__Given material__:
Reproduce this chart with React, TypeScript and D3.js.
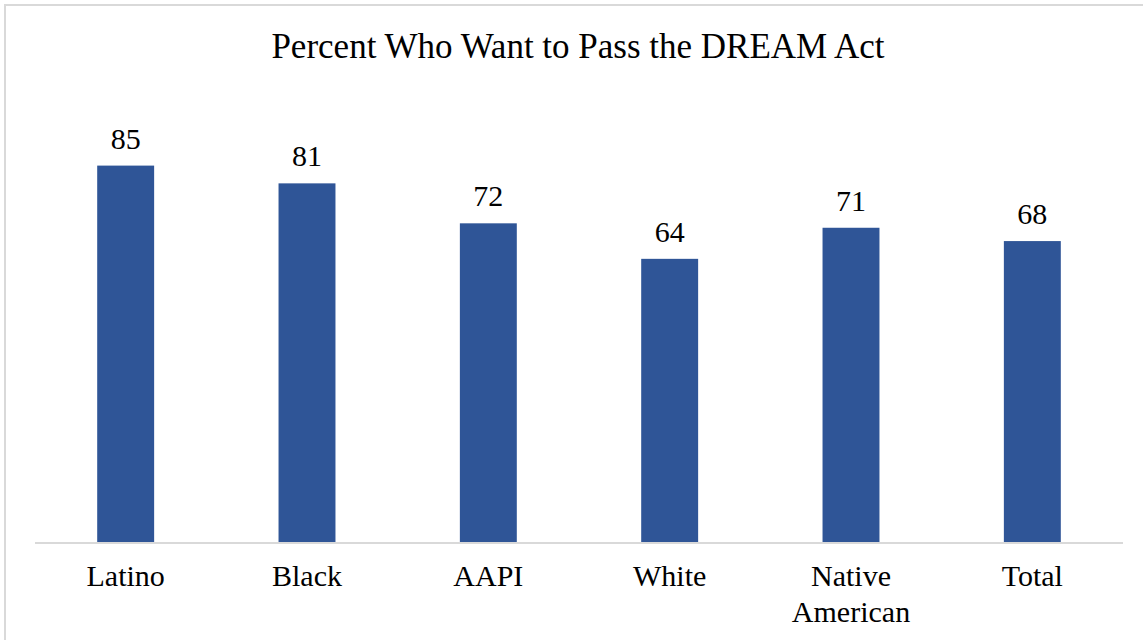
import React from "react";
import * as d3 from "d3";

const categories: string[][] = [["Latino"], ["Black"], ["AAPI"], ["White"], ["Native", "American"], ["Total"]];
const values: number[] = [85, 81, 72, 64, 71, 68];
const title = "Percent Who Want to Pass the DREAM Act";

const W = 1143;
const H = 640;

export default function App() {
  React.useEffect(() => {
    document.body.style.margin = "0";
  }, []);
  const left = 35;
  const right = 1123;
  const baseline = 543;
  const x = d3
    .scaleBand<number>()
    .domain(values.map((_, i) => i))
    .range([left, right])
    .paddingInner(0.686)
    .paddingOuter(0.343);
  const y = d3.scaleLinear().domain([0, 100]).range([baseline, baseline - 444]);
  const fontStyle = { fontFamily: "Liberation Serif" };
  return (
    <svg width={W} height={H} style={{ display: "block", background: "#fff" }}>
      <rect x={5} y={5} width={W + 10} height={H + 10} fill="#fff" stroke="#d9d9d9" strokeWidth={2} />
      <text x={578} y={58} textAnchor="middle" style={fontStyle} fontSize={35} fill="#000">
        {title}
      </text>
      {values.map((v, i) => (
        <g key={i}>
          <rect x={x(i)} y={y(v)} width={x.bandwidth()} height={baseline - y(v)} fill="#2f5597" />
          <text
            x={(x(i) as number) + x.bandwidth() / 2}
            y={y(v) - 17}
            textAnchor="middle"
            style={fontStyle}
            fontSize={30}
            fill="#000"
          >
            {v}
          </text>
        </g>
      ))}
      <line x1={left} x2={right} y1={baseline} y2={baseline} stroke="#d9d9d9" strokeWidth={2} />
      {categories.map((lines, i) => (
        <text
          key={i}
          x={(x(i) as number) + x.bandwidth() / 2}
          textAnchor="middle"
          style={fontStyle}
          fontSize={30}
          fill="#000"
        >
          {lines.map((l, j) => (
            <tspan key={j} x={(x(i) as number) + x.bandwidth() / 2} y={586 + j * 35.7}>
              {l}
            </tspan>
          ))}
        </text>
      ))}
    </svg>
  );
}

__Goal of the exercise__:
Write out the full set of lines verbatim, without the pictures.

__Task answer__:
Reproduce this chart with React, TypeScript and D3.js.
import React from "react";
import * as d3 from "d3";

const categories: string[][] = [["Latino"], ["Black"], ["AAPI"], ["White"], ["Native", "American"], ["Total"]];
const values: number[] = [85, 81, 72, 64, 71, 68];
const title = "Percent Who Want to Pass the DREAM Act";

const W = 1143;
const H = 640;

export default function App() {
  React.useEffect(() => {
    document.body.style.margin = "0";
  }, []);
  const left = 35;
  const right = 1123;
  const baseline = 543;
  const x = d3
    .scaleBand<number>()
    .domain(values.map((_, i) => i))
    .range([left, right])
    .paddingInner(0.686)
    .paddingOuter(0.343);
  const y = d3.scaleLinear().domain([0, 100]).range([baseline, baseline - 444]);
  const fontStyle = { fontFamily: "Liberation Serif" };
  return (
    <svg width={W} height={H} style={{ display: "block", background: "#fff" }}>
      <rect x={5} y={5} width={W + 10} height={H + 10} fill="#fff" stroke="#d9d9d9" strokeWidth={2} />
      <text x={578} y={58} textAnchor="middle" style={fontStyle} fontSize={35} fill="#000">
        {title}
      </text>
      {values.map((v, i) => (
        <g key={i}>
          <rect x={x(i)} y={y(v)} width={x.bandwidth()} height={baseline - y(v)} fill="#2f5597" />
          <text
            x={(x(i) as number) + x.bandwidth() / 2}
            y={y(v) - 17}
            textAnchor="middle"
            style={fontStyle}
            fontSize={30}
            fill="#000"
          >
            {v}
          </text>
        </g>
      ))}
      <line x1={left} x2={right} y1={baseline} y2={baseline} stroke="#d9d9d9" strokeWidth={2} />
      {categories.map((lines, i) => (
        <text
          key={i}
          x={(x(i) as number) + x.bandwidth() / 2}
          textAnchor="middle"
          style={fontStyle}
          fontSize={30}
          fill="#000"
        >
          {lines.map((l, j) => (
            <tspan key={j} x={(x(i) as number) + x.bandwidth() / 2} y={586 + j * 35.7}>
              {l}
            </tspan>
          ))}
        </text>
      ))}
    </svg>
  );
}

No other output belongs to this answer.